The dominant paradigm in clinical oncology is personalized (therapeutic) medicine driven by precision diagnostics based on a solid foundation of basic and translational research in oncogenesis and signaling pathways. It is recognized that malignant transformation occurs through the accumulation of somatic mutations with the ultimate evolution to a malignant tumor that is “addicted” to the signaling programmed by a driver mutation. Advances in medicinal chemistry have allowed oncologists to directly attack this process with agents specifically targeted to block the oncogenic signaling resulting from the driver mutation, thereby releasing the addiction.

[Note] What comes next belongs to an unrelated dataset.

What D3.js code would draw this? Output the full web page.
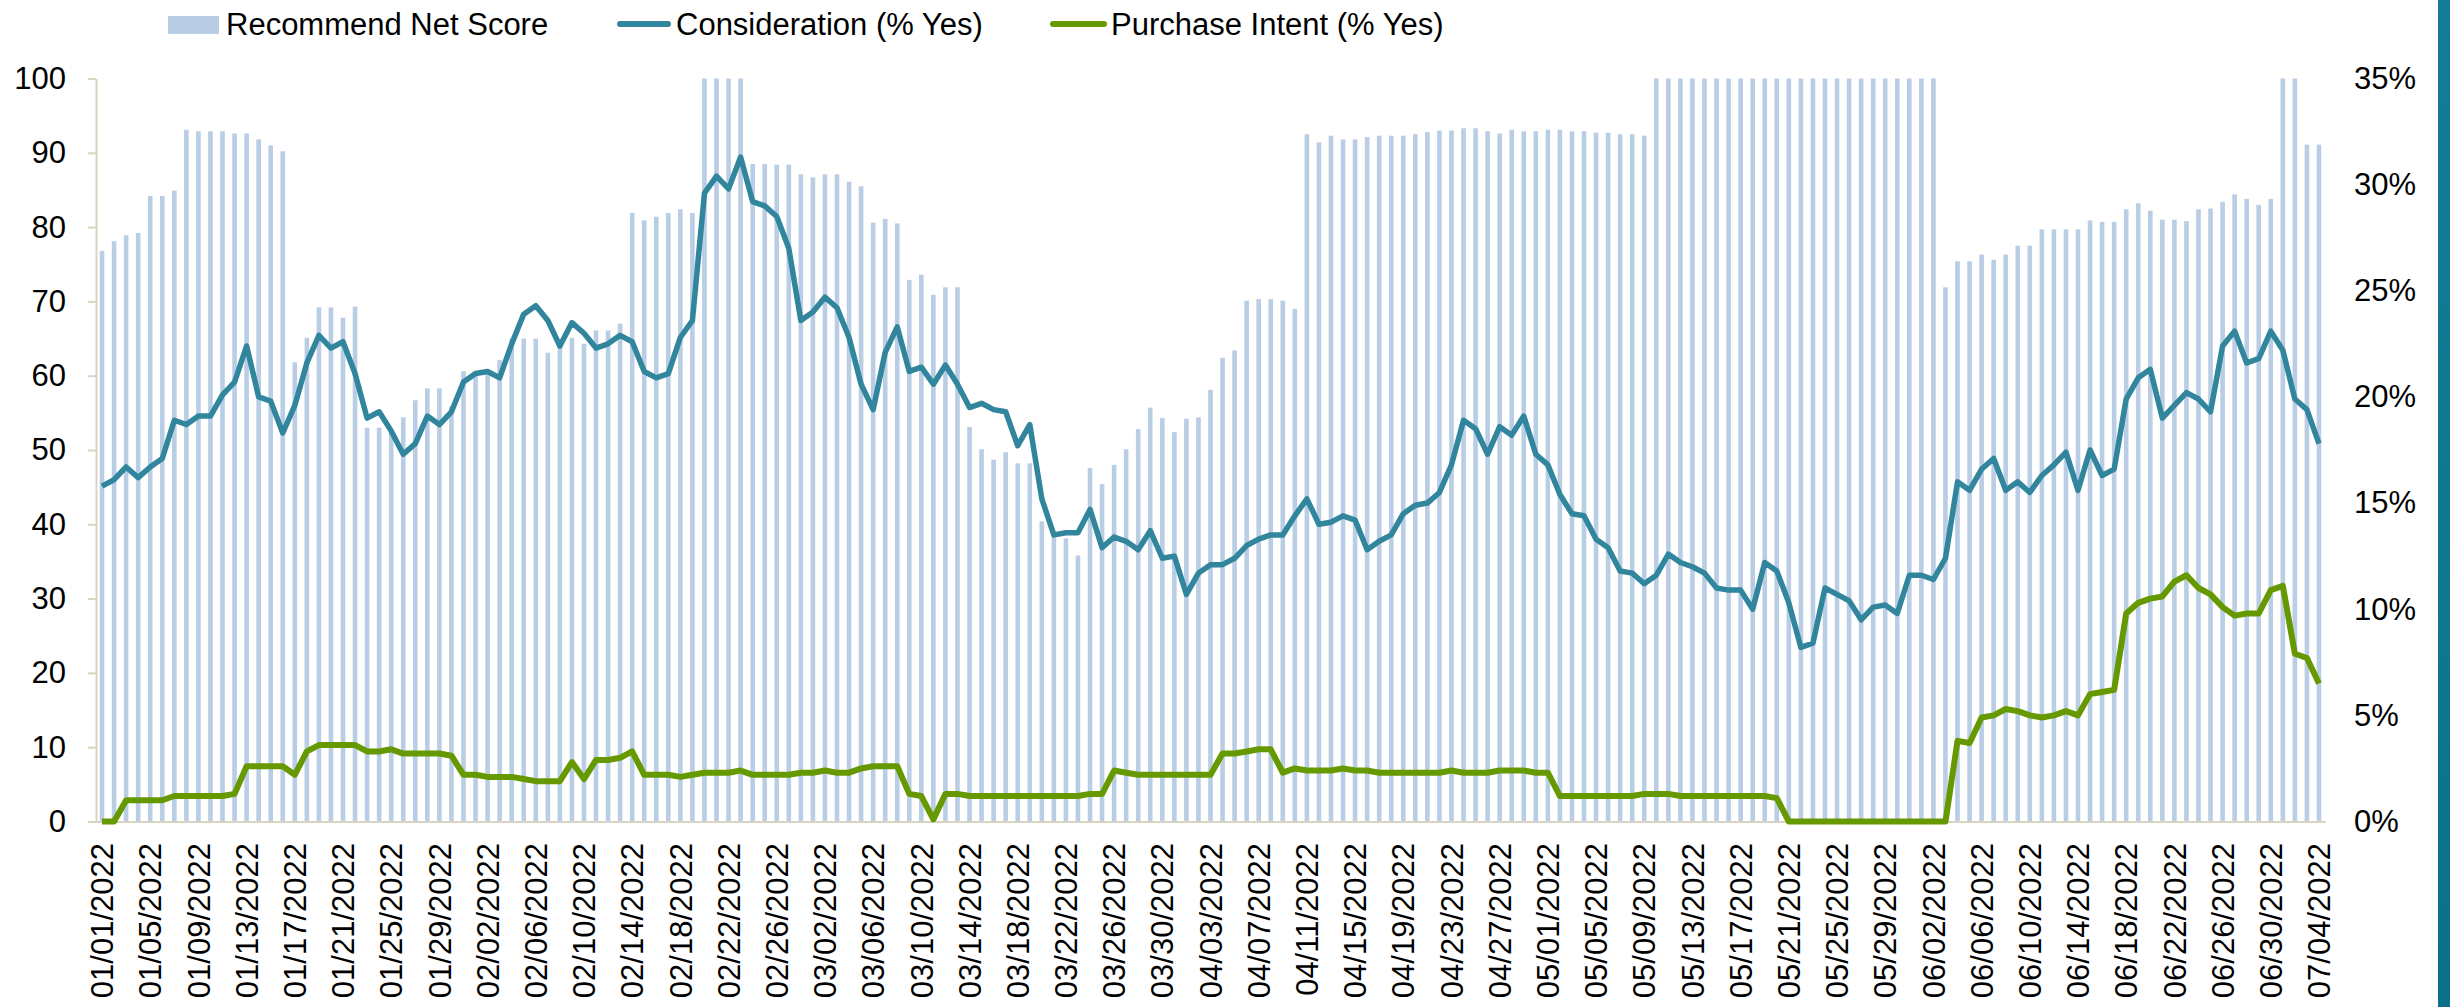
<!DOCTYPE html>
<html>
<head>
<meta charset="utf-8">
<script src="https://cdn.jsdelivr.net/npm/d3@7"></script>
<style>
  body { margin: 0; background: #fff; }
  svg { display: block; font-family: "Liberation Sans", Arial, sans-serif; }
</style>
</head>
<body>
<div id="chart"></div>
<script>
// daily categories 01/01/2022 .. 07/04/2022
const dates = d3.timeDay.range(new Date(2022, 0, 1), new Date(2022, 6, 5))
    .map(d3.timeFormat("%m/%d/%Y"));

const tickLabels = ["01/01/2022","01/05/2022","01/09/2022","01/13/2022","01/17/2022","01/21/2022","01/25/2022","01/29/2022",
    "02/02/2022","02/06/2022","02/10/2022","02/14/2022","02/18/2022","02/22/2022","02/26/2022","03/02/2022","03/06/2022",
    "03/10/2022","03/14/2022","03/18/2022","03/22/2022","03/26/2022","03/30/2022","04/03/2022","04/07/2022","04/11/2022",
    "04/15/2022","04/19/2022","04/23/2022","04/27/2022","05/01/2022","05/05/2022","05/09/2022","05/13/2022","05/17/2022",
    "05/21/2022","05/25/2022","05/29/2022","06/02/2022","06/06/2022","06/10/2022","06/14/2022","06/18/2022","06/22/2022",
    "06/26/2022","06/30/2022","07/04/2022"];

const leftTicks = [0, 10, 20, 30, 40, 50, 60, 70, 80, 90, 100];
const rightTicks = [0, 5, 10, 15, 20, 25, 30, 35];

// Recommend Net Score (left axis)
const netScore = [
    76.8, 78.1, 78.9, 79.2, 84.2, 84.2, 84.9, 93.1, 92.9, 92.9, 92.9, 92.6, 92.6, 91.8, 91.0, 90.2,
    61.8, 65.1, 69.2, 69.2, 67.8, 69.3, 53.0, 53.0, 52.5, 54.4, 56.7, 58.3, 58.3, 55.9, 60.6, 60.5,
    60.8, 62.1, 65.0, 65.0, 65.0, 63.1, 64.0, 65.1, 64.3, 66.1, 66.1, 67.0, 81.9, 80.9, 81.4, 81.9,
    82.4, 81.9, 100, 100, 100, 100, 88.5, 88.5, 88.4, 88.4, 87.1, 86.7, 87.1, 87.1, 86.1, 85.5,
    80.6, 81.1, 80.5, 72.9, 73.6, 70.9, 71.9, 71.9, 53.1, 50.1, 48.7, 49.7, 48.2, 48.2, 40.4, 38.6,
    38.1, 35.8, 47.6, 45.4, 48.0, 50.1, 52.8, 55.7, 54.3, 52.4, 54.2, 54.4, 58.1, 62.4, 63.4, 70.1,
    70.3, 70.3, 70.1, 69.0, 92.5, 91.4, 92.3, 91.8, 91.8, 92.1, 92.3, 92.3, 92.3, 92.5, 92.8, 93.0,
    93.0, 93.3, 93.3, 92.9, 92.6, 93.1, 92.9, 92.9, 93.1, 93.1, 92.9, 92.9, 92.7, 92.7, 92.5, 92.5,
    92.3, 100, 100, 100, 100, 100, 100, 100, 100, 100, 100, 100, 100, 100, 100, 100,
    100, 100, 100, 100, 100, 100, 100, 100, 100, 71.9, 75.4, 75.4, 76.3, 75.6, 76.3, 77.5,
    77.5, 79.7, 79.7, 79.7, 79.7, 80.9, 80.7, 80.7, 82.4, 83.2, 82.2, 81.0, 81.0, 80.8, 82.4, 82.5,
    83.4, 84.4, 83.8, 83.0, 83.8, 100, 100, 91.1, 91.1
];

// Consideration (% Yes, right axis)
const consideration = [
    15.8, 16.1, 16.7, 16.2, 16.7, 17.1, 18.9, 18.7, 19.1, 19.1, 20.1, 20.7, 22.4, 20.0, 19.8, 18.3,
    19.6, 21.6, 22.9, 22.3, 22.6, 21.1, 19.0, 19.3, 18.4, 17.3, 17.8, 19.1, 18.7, 19.3, 20.7, 21.1,
    21.2, 20.9, 22.5, 23.9, 24.3, 23.6, 22.4, 23.5, 23.0, 22.3, 22.5, 22.9, 22.6, 21.2, 20.9, 21.1,
    22.8, 23.6, 29.6, 30.4, 29.8, 31.3, 29.2, 29.0, 28.5, 27.0, 23.6, 24.0, 24.7, 24.2, 22.8, 20.6,
    19.4, 22.1, 23.3, 21.2, 21.4, 20.6, 21.5, 20.6, 19.5, 19.7, 19.4, 19.3, 17.7, 18.7, 15.2, 13.5,
    13.6, 13.6, 14.7, 12.9, 13.4, 13.2, 12.8, 13.7, 12.4, 12.5, 10.7, 11.7, 12.1, 12.1, 12.4, 13.0,
    13.3, 13.5, 13.5, 14.4, 15.2, 14.0, 14.1, 14.4, 14.2, 12.8, 13.2, 13.5, 14.5, 14.9, 15.0, 15.5,
    16.8, 18.9, 18.5, 17.3, 18.6, 18.2, 19.1, 17.3, 16.8, 15.4, 14.5, 14.4, 13.3, 12.9, 11.8, 11.7,
    11.2, 11.6, 12.6, 12.2, 12.0, 11.7, 11.0, 10.9, 10.9, 10.0, 12.2, 11.8, 10.3, 8.2, 8.4, 11.0,
    10.7, 10.4, 9.5, 10.1, 10.2, 9.8, 11.6, 11.6, 11.4, 12.4, 16.0, 15.6, 16.6, 17.1, 15.6, 16.0,
    15.5, 16.3, 16.8, 17.4, 15.6, 17.5, 16.3, 16.6, 19.9, 20.9, 21.3, 19.0, 19.6, 20.2, 19.9, 19.3,
    22.4, 23.1, 21.6, 21.8, 23.1, 22.2, 19.9, 19.4, 17.8
];

// Purchase Intent (% Yes, right axis)
const purchaseIntent = [
    0.0, 0.0, 1.0, 1.0, 1.0, 1.0, 1.2, 1.2, 1.2, 1.2, 1.2, 1.3, 2.6, 2.6, 2.6, 2.6,
    2.2, 3.3, 3.6, 3.6, 3.6, 3.6, 3.3, 3.3, 3.4, 3.2, 3.2, 3.2, 3.2, 3.1, 2.2, 2.2,
    2.1, 2.1, 2.1, 2.0, 1.9, 1.9, 1.9, 2.8, 2.0, 2.9, 2.9, 3.0, 3.3, 2.2, 2.2, 2.2,
    2.1, 2.2, 2.3, 2.3, 2.3, 2.4, 2.2, 2.2, 2.2, 2.2, 2.3, 2.3, 2.4, 2.3, 2.3, 2.5,
    2.6, 2.6, 2.6, 1.3, 1.2, 0.1, 1.3, 1.3, 1.2, 1.2, 1.2, 1.2, 1.2, 1.2, 1.2, 1.2,
    1.2, 1.2, 1.3, 1.3, 2.4, 2.3, 2.2, 2.2, 2.2, 2.2, 2.2, 2.2, 2.2, 3.2, 3.2, 3.3,
    3.4, 3.4, 2.3, 2.5, 2.4, 2.4, 2.4, 2.5, 2.4, 2.4, 2.3, 2.3, 2.3, 2.3, 2.3, 2.3,
    2.4, 2.3, 2.3, 2.3, 2.4, 2.4, 2.4, 2.3, 2.3, 1.2, 1.2, 1.2, 1.2, 1.2, 1.2, 1.2,
    1.3, 1.3, 1.3, 1.2, 1.2, 1.2, 1.2, 1.2, 1.2, 1.2, 1.2, 1.1, 0.0, 0.0, 0.0, 0.0,
    0.0, 0.0, 0.0, 0.0, 0.0, 0.0, 0.0, 0.0, 0.0, 0.0, 3.8, 3.7, 4.9, 5.0, 5.3, 5.2,
    5.0, 4.9, 5.0, 5.2, 5.0, 6.0, 6.1, 6.2, 9.8, 10.3, 10.5, 10.6, 11.3, 11.6, 11.0, 10.7,
    10.1, 9.7, 9.8, 9.8, 10.9, 11.1, 7.9, 7.7, 6.5
];

const W = 2450, H = 1007;
const plotLeft = 96, plotRight = 2325, plotTop = 78.5, plotBottom = 821.5;
const axisColor = "#d9d4c1";
const fontSize = "31px";

const svg = d3.select("#chart").append("svg")
    .attr("width", W)
    .attr("height", H);

// decorative strip on the right edge
const grad = svg.append("defs").append("linearGradient")
    .attr("id", "strip").attr("x1", 0).attr("y1", 0).attr("x2", 0).attr("y2", 1);
grad.append("stop").attr("offset", "0%").attr("stop-color", "#137d97");
grad.append("stop").attr("offset", "50%").attr("stop-color", "#0f7891");
grad.append("stop").attr("offset", "100%").attr("stop-color", "#0b7089");
svg.append("rect")
    .attr("x", 2438).attr("y", 0)
    .attr("width", 12).attr("height", H)
    .attr("fill", "url(#strip)");

// scales
const x = d3.scaleBand()
    .domain(dates)
    .range([plotLeft, plotRight])
    .padding(0);

const yLeft = d3.scaleLinear().domain([0, 100]).range([plotBottom, plotTop]);
const yRight = d3.scaleLinear().domain([0, 35]).range([plotBottom, plotTop]);

const cx = i => x(dates[i]) + x.bandwidth() / 2;
const barW = 4.6;

// bars
svg.append("g")
    .selectAll("rect")
    .data(netScore)
    .enter().append("rect")
    .attr("x", (d, i) => cx(i) - barW / 2)
    .attr("y", d => yLeft(d))
    .attr("width", barW)
    .attr("height", d => yLeft(0) - yLeft(d))
    .attr("fill", "#b9cde5");

// x axis
const xAxis = svg.append("g")
    .attr("transform", `translate(0,${plotBottom})`)
    .call(d3.axisBottom(x).tickValues(tickLabels).tickSize(0).tickSizeOuter(0));
xAxis.select(".domain").attr("stroke", axisColor).attr("stroke-width", 2);
xAxis.selectAll("text")
    .attr("font-size", fontSize)
    .attr("font-family", "Liberation Sans, Arial, sans-serif")
    .attr("fill", "#000")
    .attr("text-anchor", "end")
    .attr("transform", "rotate(-90)")
    .attr("x", -21.5)
    .attr("y", 0)
    .attr("dy", "0.36em");

// left axis
const yAxisL = svg.append("g")
    .attr("transform", `translate(${plotLeft},0)`)
    .call(d3.axisLeft(yLeft).tickValues(leftTicks).tickSize(8).tickSizeOuter(0).tickPadding(22));
yAxisL.select(".domain").attr("stroke", axisColor).attr("stroke-width", 2);
yAxisL.selectAll(".tick line").attr("stroke", axisColor).attr("stroke-width", 2);
yAxisL.selectAll("text")
    .attr("font-size", fontSize)
    .attr("font-family", "Liberation Sans, Arial, sans-serif")
    .attr("fill", "#000");

// right axis
const yAxisR = svg.append("g")
    .attr("transform", `translate(${plotRight},0)`)
    .call(d3.axisRight(yRight).tickValues(rightTicks).tickSize(0).tickPadding(29).tickFormat(d => d + "%"));
yAxisR.select(".domain").remove();
yAxisR.selectAll("text")
    .attr("font-size", fontSize)
    .attr("font-family", "Liberation Sans, Arial, sans-serif")
    .attr("fill", "#000");

// lines
const line = d3.line()
    .x((d, i) => cx(i))
    .y(d => yRight(d));

svg.append("path")
    .datum(consideration)
    .attr("d", line)
    .attr("fill", "none")
    .attr("stroke", "#31859c")
    .attr("stroke-width", 5.5)
    .attr("stroke-linejoin", "round");

svg.append("path")
    .datum(purchaseIntent)
    .attr("d", line)
    .attr("fill", "none")
    .attr("stroke", "#669900")
    .attr("stroke-width", 6)
    .attr("stroke-linejoin", "round");

// legend
const legend = svg.append("g");
legend.append("rect")
    .attr("x", 168).attr("y", 16)
    .attr("width", 51).attr("height", 18)
    .attr("fill", "#b9cde5");
legend.append("text")
    .attr("x", 226).attr("y", 24).attr("dy", "0.36em")
    .attr("font-size", fontSize)
    .text("Recommend Net Score");

legend.append("line")
    .attr("x1", 620).attr("x2", 668)
    .attr("y1", 24).attr("y2", 24)
    .attr("stroke", "#31859c").attr("stroke-width", 6)
    .attr("stroke-linecap", "round");
legend.append("text")
    .attr("x", 676).attr("y", 24).attr("dy", "0.36em")
    .attr("font-size", fontSize)
    .text("Consideration (% Yes)");

legend.append("line")
    .attr("x1", 1053).attr("x2", 1104)
    .attr("y1", 24).attr("y2", 24)
    .attr("stroke", "#669900").attr("stroke-width", 6)
    .attr("stroke-linecap", "round");
legend.append("text")
    .attr("x", 1111).attr("y", 24).attr("dy", "0.36em")
    .attr("font-size", fontSize)
    .text("Purchase Intent (% Yes)");
</script>
</body>
</html>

The success of multiple individual targeted therapies and the inability to make associations between histopathology and somatic genetic mutations has led to an enthusiasm, perhaps quixotic, for genomic diagnosis and has fostered the temptation to consider pathologic diagnoses antiquated. In fact, Stephen Friend, who cloned the retinoblastoma gene in Robert Weinberg’s laboratory, has likened pathologists to the shamans of medicine who use technologies similar to the examination of entrails and divining rods to make important decisions (He & Friend. Nature Medicine 2001;7:658-9). The overall result is that current approaches stress aggressive genomic diagnostics and targeted therapies, which are expensive, creating a perfect storm in the current climate of financial efficiency that emphasizes value in medicine.
The critical importance of genomic diagnostics has come to the forefront of clinical research in the form of basket trials in which treatment decisions are based on the detection of actionable driver mutations and are agnostic to pathologic type (including tissue of origin). Clearly, there have been some therapeutic successes with this approach, such as the effective therapy of hairy cell leukemia (demonstrated in multiple reports, including Dietrich et al. N Engl J Med 2012;366:2038-40) that have the BRAF (V600E) mutation with antagonists that are effective in melanomas that carry this mutation. There have also been failures, exemplified by the lack of significant clinical responses to these agents in colorectal adenocarcinomas positive for BRAF (V600E).